Here is a program that does just that:
A: 3
B: 5
E: 1
A + B -> null
A + E -> GA
B + E -> GB
A -> null
B -> null
Lets look more closely at what exactly is happening here line by line.
We first start by setting our quantities. \(A\) is our first input and \(B\) is
out second input. We then define the reaction A + B -> null. From previous
experience, we know that this will reaction will run until there is either none
of \(A\) left, none of \(B\) left, or none of either left. If we end up with none
of \(A\) and \(B\), then the program will end because no more reactions can ocurr.

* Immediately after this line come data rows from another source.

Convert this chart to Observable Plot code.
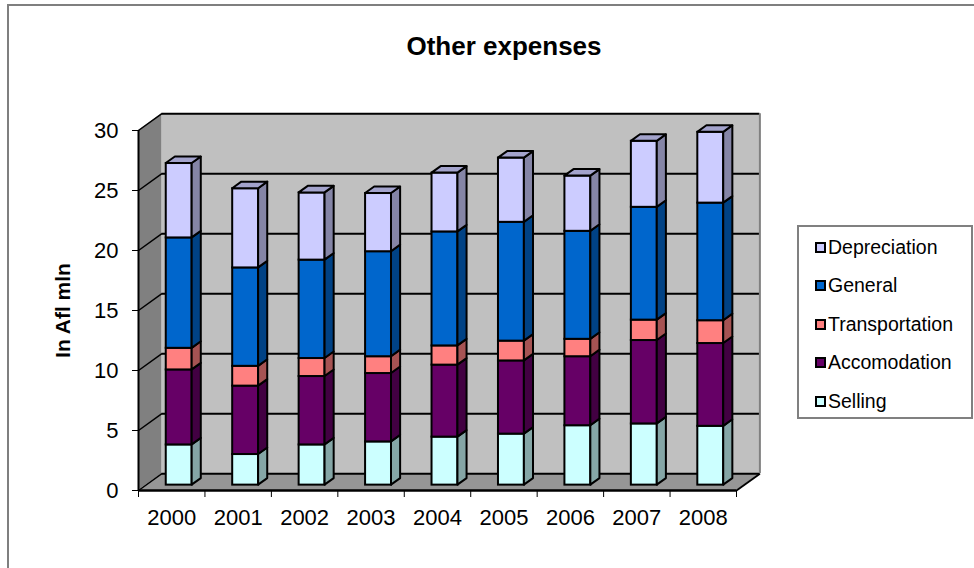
<!DOCTYPE html>
<html>
<head>
<meta charset="utf-8">
<script src="https://cdn.jsdelivr.net/npm/d3@7"></script>
<script src="https://cdn.jsdelivr.net/npm/@observablehq/plot@0.6"></script>
<style>
  body { margin: 0; background: #fff; font-family: "Liberation Sans", Arial, sans-serif; }
  #wrap { position: relative; width: 974px; height: 568px; overflow: hidden; background: #fff; }
  #frame { position: absolute; left: 7px; top: 4px; width: 1000px; height: 620px; border: 2px solid #7f7f7f; }
  #chart { position: absolute; left: 0; top: 0; }
  #title { position: absolute; left: 0; width: 1008px; top: 33px; text-align: center;
           font: bold 26px/26px "Liberation Sans", Arial, sans-serif; color: #000; }
  #legend { position: absolute; left: 797px; top: 225px; width: 176px; height: 194px; box-sizing: border-box;
            border: 2px solid #808080; background: #fff; }
  .item { position: absolute; left: 16px; height: 20px; display: flex; align-items: center;
          font: 19.5px "Liberation Sans", Arial, sans-serif; color: #000; white-space: nowrap; }
  .sw { width: 11px; height: 11px; box-sizing: border-box; border: 2px solid #000; margin-right: 2px; }
  svg [aria-label="y-axis label"] text, svg g[aria-label="y-axis label"] { font-weight: bold; font-size: 21px; }
</style>
</head>
<body>
<div id="wrap">
  <div id="frame"></div>
  <div id="chart"></div>
  <div id="title">Other expenses</div>
  <div id="legend"></div>
</div>
<script>
// ---- data ----
const years = ["2000", "2001", "2002", "2003", "2004", "2005", "2006", "2007", "2008"];
const seriesNames = ["Selling", "Accomodation", "Transportation", "General", "Depreciation"];
const selling        = [3.35, 2.55, 3.35, 3.60, 4.00, 4.25, 4.95, 5.10, 4.90];
const accomodation   = [6.25, 5.70, 5.70, 5.70, 6.00, 6.10, 5.75, 6.95, 6.90];
const transportation = [1.80, 1.65, 1.50, 1.40, 1.60, 1.65, 1.45, 1.70, 1.90];
const general        = [9.20, 8.20, 8.20, 8.75, 9.50, 9.90, 9.00, 9.40, 9.80];
const depreciation   = [6.20, 6.60, 5.60, 4.85, 4.90, 5.35, 4.60, 5.50, 5.90];
const yTicks = [0, 5, 10, 15, 20, 25, 30];
const yTitle = "In Afl mln";

// ---- styles ----
const frontColor = {Selling: "#CCFFFF", Accomodation: "#660066", Transportation: "#FF8080", General: "#0066CC", Depreciation: "#CCCCFF"};
const sideColor  = {Selling: "#85A6A6", Accomodation: "#420042", Transportation: "#A65353", General: "#004285", Depreciation: "#8585A6"};
const topColor   = {Selling: "#A3CCCC", Accomodation: "#520052", Transportation: "#CC6666", General: "#0052A3", Depreciation: "#A3A3CC"};

// pseudo-3D geometry (in data units of the linear x / y scales)
const DX = 0.352, DY = 1.40;   // full depth offset
const F0 = 0.32, BD = 0.39;    // bar front depth fraction, bar depth fraction
const BW = 0.39;               // bar width (fraction of category)
const n = years.length;
const yMax = d3.max(yTicks);

const values = {Selling: selling, Accomodation: accomodation, Transportation: transportation, General: general, Depreciation: depreciation};

const segs = [];
years.forEach((yr, i) => {
  let acc = 0;
  seriesNames.forEach((s, k) => {
    const v = values[s][i];
    segs.push({i, s, k, lo: acc, hi: acc + v, top: k === seriesNames.length - 1});
    acc += v;
  });
});
const xl = d => d.i + 0.5 - BW / 2 + F0 * DX;
const xr = d => d.i + 0.5 + BW / 2 + F0 * DX;

const sidePts = segs.flatMap((d, j) => [
  {id: j, s: d.s, x: xr(d), y1: d.lo + F0 * DY, y2: d.hi + F0 * DY},
  {id: j, s: d.s, x: xr(d) + BD * DX, y1: d.lo + (F0 + BD) * DY, y2: d.hi + (F0 + BD) * DY}
]);
const topPts = segs.filter(d => d.top).flatMap((d, j) => [
  {id: j, s: d.s, y: d.hi + F0 * DY, x1: xl(d), x2: xr(d)},
  {id: j, s: d.s, y: d.hi + (F0 + BD) * DY, x1: xl(d) + BD * DX, x2: xr(d) + BD * DX}
]);

const chart = Plot.plot({
  width: 974,
  height: 568,
  marginLeft: 138,
  marginRight: 238,
  marginTop: 130,
  marginBottom: 78,
  style: {fontFamily: "'Liberation Sans', Arial, sans-serif", fontSize: "22px", background: "transparent", overflow: "visible", color: "#000"},
  x: {type: "linear", domain: [0, n]},
  y: {type: "linear", domain: [0, yMax]},
  color: {type: "identity"},
  marks: [
    // back wall
    Plot.rect([0], {x1: DX, x2: n + DX, y1: DY, y2: yMax + DY, fill: "#C0C0C0"}),
    // side wall
    Plot.areaY([{x: 0, y1: 0, y2: yMax}, {x: DX, y1: DY, y2: yMax + DY}], {x: "x", y1: "y1", y2: "y2", fill: "#808080"}),
    // floor
    Plot.areaX([{y: 0, x1: 0, x2: n}, {y: DY, x1: DX, x2: n + DX}], {y: "y", x1: "x1", x2: "x2", fill: "#969696"}),
    // gridlines on back wall and side wall
    Plot.ruleY(yTicks, {y: d => d + DY, x1: DX, x2: n + DX, stroke: "#000", strokeWidth: 2}),
    Plot.link(yTicks, {x1: 0, y1: d => d, x2: DX, y2: d => d + DY, stroke: "#000", strokeWidth: 1.5}),
    Plot.ruleX([n + DX], {y1: DY, y2: yMax + DY, stroke: "#808080", strokeWidth: 2}),
    Plot.link([0], {x1: n, y1: 0, x2: n + DX, y2: DY, stroke: "#000", strokeWidth: 2}),
    // front axis lines
    Plot.ruleX([0], {y1: 0, y2: yMax, stroke: "#000", strokeWidth: 2}),
    Plot.ruleY([0], {x1: 0, x2: n, stroke: "#000", strokeWidth: 2.5}),
    // bars: front faces, side faces, top caps
    Plot.rect(segs, {x1: xl, x2: xr, y1: d => d.lo + F0 * DY, y2: d => d.hi + F0 * DY,
                     fill: d => frontColor[d.s], stroke: "#000", strokeWidth: 2}),
    Plot.areaY(sidePts, {x: "x", y1: "y1", y2: "y2", z: "id", fill: d => sideColor[d.s], stroke: "#000", strokeWidth: 2, strokeLinejoin: "round"}),
    Plot.areaX(topPts, {y: "y", x1: "x1", x2: "x2", z: "id", fill: d => topColor[d.s], stroke: "#000", strokeWidth: 2, strokeLinejoin: "round"}),
    // axes
    Plot.axisY(yTicks, {tickSize: 6, tickPadding: 14, fontSize: 22, label: yTitle, labelAnchor: "center", labelOffset: 83, labelArrow: "none"}),
    Plot.axisX(d3.range(n + 1), {tickSize: 7, tickFormat: () => "", label: null}),
    Plot.axisX(d3.range(n).map(i => i + 0.5), {tickSize: 0, tickPadding: 19, fontSize: 22, tickFormat: d => years[Math.floor(d)], label: null})
  ]
});
document.getElementById("chart").appendChild(chart);

// legend (top to bottom: reverse stacking order)
const legend = document.getElementById("legend");
seriesNames.slice().reverse().forEach((s, j) => {
  const row = document.createElement("div");
  row.className = "item";
  row.style.top = (10 + j * 38.6) + "px";
  const sw = document.createElement("div");
  sw.className = "sw";
  sw.style.background = frontColor[s];
  const t = document.createElement("span");
  t.textContent = s;
  row.appendChild(sw);
  row.appendChild(t);
  legend.appendChild(row);
});
</script>
</body>
</html>
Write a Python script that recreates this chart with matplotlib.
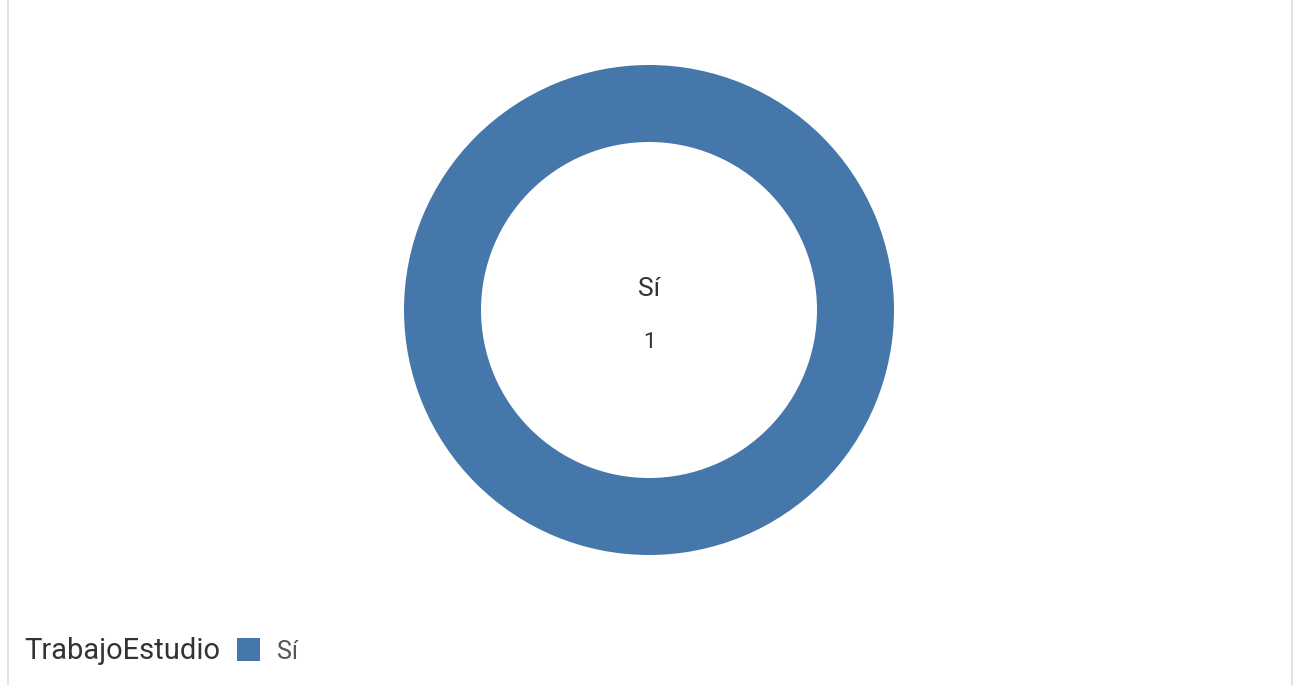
import matplotlib.pyplot as plt

# data
categories = ['Sí']
values = [1]
legend_title = 'TrabajoEstudio'
colors = ['#4577aa']

plt.rcParams['font.family'] = ['Roboto', 'DejaVu Sans']

fig = plt.figure(figsize=(12.93, 6.85), dpi=100)
ax = fig.add_axes([0, 0, 1, 1])

ax.pie(values, colors=colors, center=(649, 310), radius=245, startangle=90,
       counterclock=False, wedgeprops=dict(width=77, linewidth=0))
ax.set_xlim(0, 1293)
ax.set_ylim(685, 0)
ax.set_aspect('equal')
ax.axis('off')

# center label
ax.text(649, 289, categories[0], ha='center', va='center', fontsize=19, color='#333333')
ax.text(649, 342, str(values[0]), ha='center', va='center', fontsize=16, color='#333333')

# frame lines
ax.plot([7.5, 7.5], [0, 685], color='#dddddd', lw=1.2)
ax.plot([1291.5, 1291.5], [0, 685], color='#dddddd', lw=1.2)

# legend
ax.text(24, 651, legend_title, ha='left', va='center', fontsize=21, color='#333333')
ax.add_patch(plt.Rectangle((237, 638), 23, 23, color=colors[0], lw=0))
ax.text(277, 652, categories[0], ha='left', va='center', fontsize=18, color='#555555')

fig.savefig('out.png', dpi=100)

However, if there is none of \(A\) but some nonzero amount of \(B\) leftover after
the null reaction, then we will trigger the reaction B + E -> GB. Since there
is only one \(E\), this reaction will only run once, creating \(GB\) signifying
that the quantity of \(B\) is greater than the quantity of \(A\). But we might still
have some \(B\) left over, so we the proceed to the B -> null reaction. This
takes any remaining \(B\) and discards it. The end result will be GB: 1. If we
instead swap the values of \(A\) and \(B\) to make \(A\) greater, then the reverse
will happen.
Parity Checking
The last algorithm I will cover is parity checking, or checking if a number is even or odd. We can reuse many of the techniques from the previous algorithm. Given some input \(A\) and return values \(E\) for even and \(O\) for odd, we can write the following:
A: 4
E: 1
2A -> null
A + E -> O
Using 2A -> null, we decrease the quantity of \(A\) until it is either \(1\) or
\(0\). If it is \(0\), then the program ends, but if it is \(1\), then it will react
with \(E\) to create \(O\). This works because we know that decreasing a positive
even number by an even number (in this case 2) will always eventually reach 0
because 0 is also an even number, whereas an odd number will end at 1, because
odd numbers are expressed in the form \(2n + 1\).
Final Thoughts
Overall, this is just a toy language. In the real world, reactions typically don’t follow an arbitrary order set by humans and must obey law of conservation. But, this language could be potentially extended to include lawfulness constraints and non deterministic reactions to serve as a helpful simulator for real world molecular programming.
I had also wanted to prove turing completeness of the language, but I was unable to come up with a rigorous proof. The language exhibits qualities of turing complete languages, such as the ability to conditionally branch and utilize recursion.